[Excerpted records start]

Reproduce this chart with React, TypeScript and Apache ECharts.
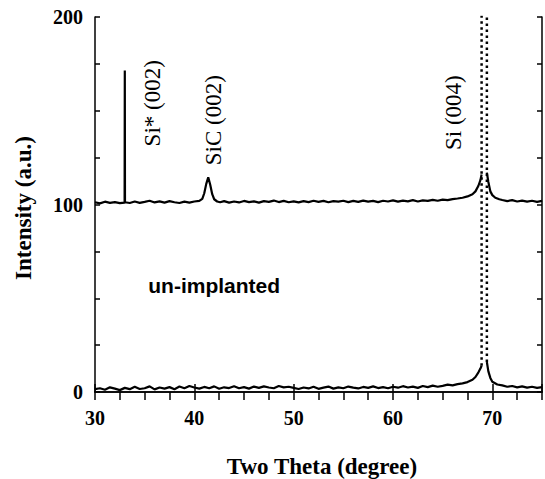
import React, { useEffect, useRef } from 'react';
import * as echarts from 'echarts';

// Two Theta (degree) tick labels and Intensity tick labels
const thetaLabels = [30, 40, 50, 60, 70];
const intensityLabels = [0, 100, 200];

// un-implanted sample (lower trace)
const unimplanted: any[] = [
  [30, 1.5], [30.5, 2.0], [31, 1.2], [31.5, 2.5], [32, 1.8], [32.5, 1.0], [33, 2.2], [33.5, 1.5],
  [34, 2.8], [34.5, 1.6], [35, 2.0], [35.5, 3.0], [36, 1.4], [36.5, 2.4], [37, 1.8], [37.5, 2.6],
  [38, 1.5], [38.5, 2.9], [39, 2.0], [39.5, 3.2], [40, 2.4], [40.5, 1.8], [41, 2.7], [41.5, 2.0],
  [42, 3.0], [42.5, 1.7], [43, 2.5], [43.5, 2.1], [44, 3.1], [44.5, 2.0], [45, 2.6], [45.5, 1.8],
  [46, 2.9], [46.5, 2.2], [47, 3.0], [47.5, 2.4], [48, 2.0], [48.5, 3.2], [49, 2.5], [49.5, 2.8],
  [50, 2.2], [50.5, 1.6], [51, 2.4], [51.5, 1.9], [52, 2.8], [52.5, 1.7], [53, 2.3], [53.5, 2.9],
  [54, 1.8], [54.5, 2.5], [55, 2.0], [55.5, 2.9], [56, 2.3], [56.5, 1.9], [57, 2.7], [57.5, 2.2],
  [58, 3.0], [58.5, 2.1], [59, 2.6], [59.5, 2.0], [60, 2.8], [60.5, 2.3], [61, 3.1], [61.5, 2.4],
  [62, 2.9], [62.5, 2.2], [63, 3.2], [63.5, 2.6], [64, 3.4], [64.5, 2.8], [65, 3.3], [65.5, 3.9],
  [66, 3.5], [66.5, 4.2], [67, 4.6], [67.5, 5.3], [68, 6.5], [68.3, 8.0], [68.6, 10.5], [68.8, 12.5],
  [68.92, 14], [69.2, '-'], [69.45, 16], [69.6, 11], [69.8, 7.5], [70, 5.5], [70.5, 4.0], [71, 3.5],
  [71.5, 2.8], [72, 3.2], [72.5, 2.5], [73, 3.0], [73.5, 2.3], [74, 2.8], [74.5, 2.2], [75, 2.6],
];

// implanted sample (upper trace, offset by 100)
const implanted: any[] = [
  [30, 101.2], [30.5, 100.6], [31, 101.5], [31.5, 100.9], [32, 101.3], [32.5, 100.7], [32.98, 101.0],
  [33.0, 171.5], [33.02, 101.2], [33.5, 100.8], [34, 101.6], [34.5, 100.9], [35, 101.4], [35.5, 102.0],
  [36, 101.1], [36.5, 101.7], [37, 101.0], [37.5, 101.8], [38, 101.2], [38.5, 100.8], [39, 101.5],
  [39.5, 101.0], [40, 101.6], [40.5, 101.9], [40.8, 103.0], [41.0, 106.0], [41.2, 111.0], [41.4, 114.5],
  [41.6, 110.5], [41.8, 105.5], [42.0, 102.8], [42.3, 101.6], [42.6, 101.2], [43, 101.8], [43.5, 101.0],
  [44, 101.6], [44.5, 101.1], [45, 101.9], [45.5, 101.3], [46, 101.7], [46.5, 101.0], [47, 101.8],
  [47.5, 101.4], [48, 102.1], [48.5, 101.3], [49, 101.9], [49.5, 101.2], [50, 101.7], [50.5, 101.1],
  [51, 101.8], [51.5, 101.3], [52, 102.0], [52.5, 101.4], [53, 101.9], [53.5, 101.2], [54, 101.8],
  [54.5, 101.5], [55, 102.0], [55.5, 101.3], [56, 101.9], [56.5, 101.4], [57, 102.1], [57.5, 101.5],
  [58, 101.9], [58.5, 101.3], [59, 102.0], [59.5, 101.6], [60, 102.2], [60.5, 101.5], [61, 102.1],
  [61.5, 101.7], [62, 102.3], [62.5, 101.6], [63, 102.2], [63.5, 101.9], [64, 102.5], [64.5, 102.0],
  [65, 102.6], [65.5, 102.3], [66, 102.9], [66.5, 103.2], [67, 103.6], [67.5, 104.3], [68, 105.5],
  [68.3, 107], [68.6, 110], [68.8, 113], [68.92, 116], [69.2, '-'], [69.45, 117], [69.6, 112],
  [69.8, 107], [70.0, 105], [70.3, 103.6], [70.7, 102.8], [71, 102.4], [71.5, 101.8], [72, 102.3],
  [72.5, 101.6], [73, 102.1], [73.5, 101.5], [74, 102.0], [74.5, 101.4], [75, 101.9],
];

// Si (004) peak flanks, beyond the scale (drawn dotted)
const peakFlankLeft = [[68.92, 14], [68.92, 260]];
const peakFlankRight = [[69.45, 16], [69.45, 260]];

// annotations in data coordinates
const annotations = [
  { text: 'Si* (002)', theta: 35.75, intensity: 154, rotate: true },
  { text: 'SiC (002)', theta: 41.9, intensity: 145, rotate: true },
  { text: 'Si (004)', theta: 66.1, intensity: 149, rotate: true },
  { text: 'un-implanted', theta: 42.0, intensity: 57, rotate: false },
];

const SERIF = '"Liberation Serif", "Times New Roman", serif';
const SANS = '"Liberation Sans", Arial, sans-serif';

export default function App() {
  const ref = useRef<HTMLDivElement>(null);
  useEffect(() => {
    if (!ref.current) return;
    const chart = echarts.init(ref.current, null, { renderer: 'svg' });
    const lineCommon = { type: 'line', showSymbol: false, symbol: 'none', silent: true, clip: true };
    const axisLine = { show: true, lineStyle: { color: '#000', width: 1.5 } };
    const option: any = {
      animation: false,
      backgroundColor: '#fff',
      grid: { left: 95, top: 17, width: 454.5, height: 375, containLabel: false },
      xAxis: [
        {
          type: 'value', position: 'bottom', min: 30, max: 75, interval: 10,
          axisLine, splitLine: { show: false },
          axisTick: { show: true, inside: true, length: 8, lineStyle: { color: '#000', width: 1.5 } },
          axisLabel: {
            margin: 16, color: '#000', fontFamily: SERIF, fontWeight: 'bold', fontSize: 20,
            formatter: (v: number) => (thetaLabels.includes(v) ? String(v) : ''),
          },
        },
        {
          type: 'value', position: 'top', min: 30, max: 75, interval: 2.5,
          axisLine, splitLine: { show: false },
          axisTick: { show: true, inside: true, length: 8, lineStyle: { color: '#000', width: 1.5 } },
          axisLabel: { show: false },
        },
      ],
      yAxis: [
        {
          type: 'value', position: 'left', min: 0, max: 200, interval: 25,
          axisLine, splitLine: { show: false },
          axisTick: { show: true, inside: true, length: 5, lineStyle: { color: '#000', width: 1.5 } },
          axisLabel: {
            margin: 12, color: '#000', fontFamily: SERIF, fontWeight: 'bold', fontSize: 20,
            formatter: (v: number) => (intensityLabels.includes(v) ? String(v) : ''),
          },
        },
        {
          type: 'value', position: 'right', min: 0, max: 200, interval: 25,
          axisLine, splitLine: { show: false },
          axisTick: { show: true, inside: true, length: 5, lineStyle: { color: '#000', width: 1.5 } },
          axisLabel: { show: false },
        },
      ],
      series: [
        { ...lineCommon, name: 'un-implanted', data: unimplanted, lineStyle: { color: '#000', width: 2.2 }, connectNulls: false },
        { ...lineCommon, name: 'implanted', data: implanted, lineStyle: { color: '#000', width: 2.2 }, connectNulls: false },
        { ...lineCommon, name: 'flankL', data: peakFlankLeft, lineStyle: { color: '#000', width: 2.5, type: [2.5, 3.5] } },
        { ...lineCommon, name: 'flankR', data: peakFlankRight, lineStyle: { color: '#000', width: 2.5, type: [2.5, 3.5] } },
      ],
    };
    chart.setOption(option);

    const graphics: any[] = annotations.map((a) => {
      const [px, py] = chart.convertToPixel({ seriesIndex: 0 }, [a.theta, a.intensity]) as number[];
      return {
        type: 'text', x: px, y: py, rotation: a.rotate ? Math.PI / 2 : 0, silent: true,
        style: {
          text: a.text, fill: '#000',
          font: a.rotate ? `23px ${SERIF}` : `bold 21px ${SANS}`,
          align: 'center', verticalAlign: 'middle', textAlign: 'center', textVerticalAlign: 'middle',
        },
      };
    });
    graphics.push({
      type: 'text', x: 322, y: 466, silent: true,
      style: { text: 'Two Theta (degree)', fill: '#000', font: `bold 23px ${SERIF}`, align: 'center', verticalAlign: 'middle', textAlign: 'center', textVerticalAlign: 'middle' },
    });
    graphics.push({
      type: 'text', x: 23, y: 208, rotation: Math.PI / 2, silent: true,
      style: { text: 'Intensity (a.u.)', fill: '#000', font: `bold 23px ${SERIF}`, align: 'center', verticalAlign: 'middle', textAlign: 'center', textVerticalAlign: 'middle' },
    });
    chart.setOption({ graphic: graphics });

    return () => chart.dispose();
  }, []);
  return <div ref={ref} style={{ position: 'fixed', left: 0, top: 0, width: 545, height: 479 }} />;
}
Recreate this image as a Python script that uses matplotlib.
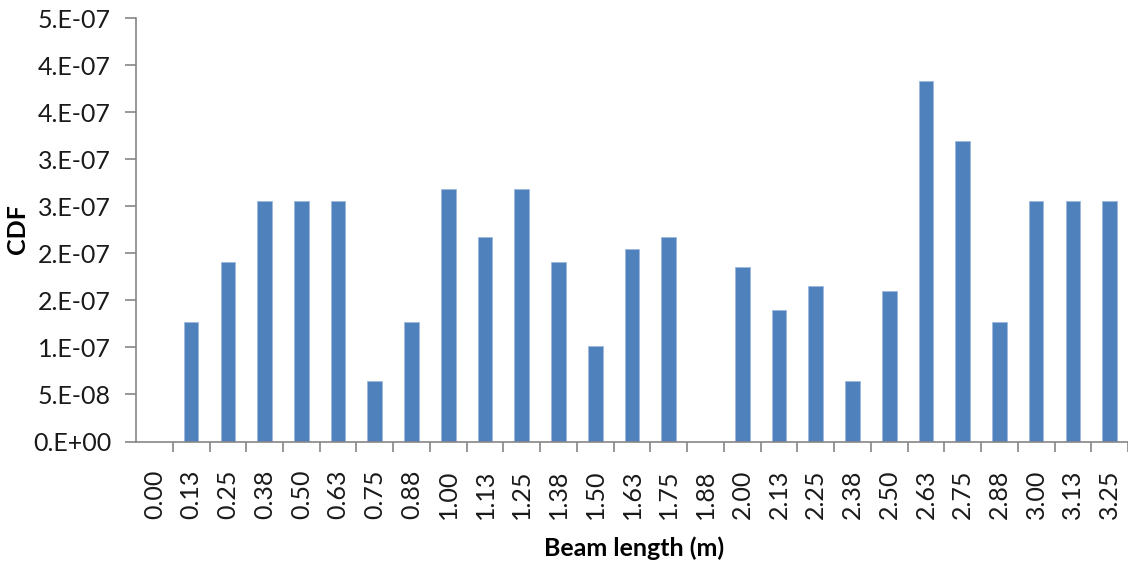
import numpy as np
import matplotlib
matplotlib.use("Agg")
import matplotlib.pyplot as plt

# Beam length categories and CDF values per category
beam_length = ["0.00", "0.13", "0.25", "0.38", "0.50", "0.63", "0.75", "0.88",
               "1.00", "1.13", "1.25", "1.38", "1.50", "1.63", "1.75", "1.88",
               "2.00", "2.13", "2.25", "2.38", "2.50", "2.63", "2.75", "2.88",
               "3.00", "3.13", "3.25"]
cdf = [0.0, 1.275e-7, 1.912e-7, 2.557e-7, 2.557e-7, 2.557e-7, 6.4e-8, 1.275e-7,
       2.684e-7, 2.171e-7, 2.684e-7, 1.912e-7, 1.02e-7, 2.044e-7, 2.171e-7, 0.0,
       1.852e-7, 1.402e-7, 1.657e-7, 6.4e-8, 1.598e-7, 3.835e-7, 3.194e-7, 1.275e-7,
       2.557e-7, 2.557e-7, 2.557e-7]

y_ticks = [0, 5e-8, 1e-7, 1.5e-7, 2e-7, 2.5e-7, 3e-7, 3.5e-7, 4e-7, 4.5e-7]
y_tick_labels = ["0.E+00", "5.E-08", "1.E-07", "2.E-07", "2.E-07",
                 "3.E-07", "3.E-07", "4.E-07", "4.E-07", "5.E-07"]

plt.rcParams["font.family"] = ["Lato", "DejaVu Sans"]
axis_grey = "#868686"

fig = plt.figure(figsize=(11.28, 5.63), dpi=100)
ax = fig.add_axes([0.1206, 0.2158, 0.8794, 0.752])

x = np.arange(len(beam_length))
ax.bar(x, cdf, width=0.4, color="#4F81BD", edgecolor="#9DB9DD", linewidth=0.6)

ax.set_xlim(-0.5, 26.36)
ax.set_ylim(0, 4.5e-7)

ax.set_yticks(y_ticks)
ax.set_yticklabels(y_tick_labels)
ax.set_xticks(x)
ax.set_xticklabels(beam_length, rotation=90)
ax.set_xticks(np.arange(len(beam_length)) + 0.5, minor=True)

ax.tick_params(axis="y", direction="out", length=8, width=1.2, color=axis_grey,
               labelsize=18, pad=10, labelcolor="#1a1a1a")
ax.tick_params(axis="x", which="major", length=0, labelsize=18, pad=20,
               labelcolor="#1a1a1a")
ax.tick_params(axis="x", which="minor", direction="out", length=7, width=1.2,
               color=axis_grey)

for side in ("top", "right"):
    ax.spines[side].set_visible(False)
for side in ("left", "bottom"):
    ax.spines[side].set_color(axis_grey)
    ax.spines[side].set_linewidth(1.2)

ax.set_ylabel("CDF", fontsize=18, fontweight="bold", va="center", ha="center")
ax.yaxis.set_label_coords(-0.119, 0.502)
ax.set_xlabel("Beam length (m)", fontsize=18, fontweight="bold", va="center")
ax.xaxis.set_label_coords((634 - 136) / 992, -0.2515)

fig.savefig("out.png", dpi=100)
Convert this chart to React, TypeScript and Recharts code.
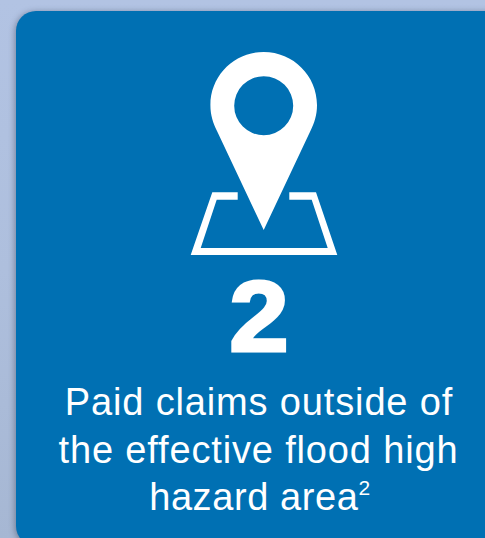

[Excerpted records end]

**Task to carry out**
Give again, word for word, the part that opens with the line containing "Recreate this image" and closes with the one containing "2.557e-7, 2.557e-7, 2.557e-7]". Include both of those lines and skip all pictures.

**Answer for this exercise**
Recreate this image as a Python script that uses matplotlib.
import numpy as np
import matplotlib
matplotlib.use("Agg")
import matplotlib.pyplot as plt

# Beam length categories and CDF values per category
beam_length = ["0.00", "0.13", "0.25", "0.38", "0.50", "0.63", "0.75", "0.88",
               "1.00", "1.13", "1.25", "1.38", "1.50", "1.63", "1.75", "1.88",
               "2.00", "2.13", "2.25", "2.38", "2.50", "2.63", "2.75", "2.88",
               "3.00", "3.13", "3.25"]
cdf = [0.0, 1.275e-7, 1.912e-7, 2.557e-7, 2.557e-7, 2.557e-7, 6.4e-8, 1.275e-7,
       2.684e-7, 2.171e-7, 2.684e-7, 1.912e-7, 1.02e-7, 2.044e-7, 2.171e-7, 0.0,
       1.852e-7, 1.402e-7, 1.657e-7, 6.4e-8, 1.598e-7, 3.835e-7, 3.194e-7, 1.275e-7,
       2.557e-7, 2.557e-7, 2.557e-7]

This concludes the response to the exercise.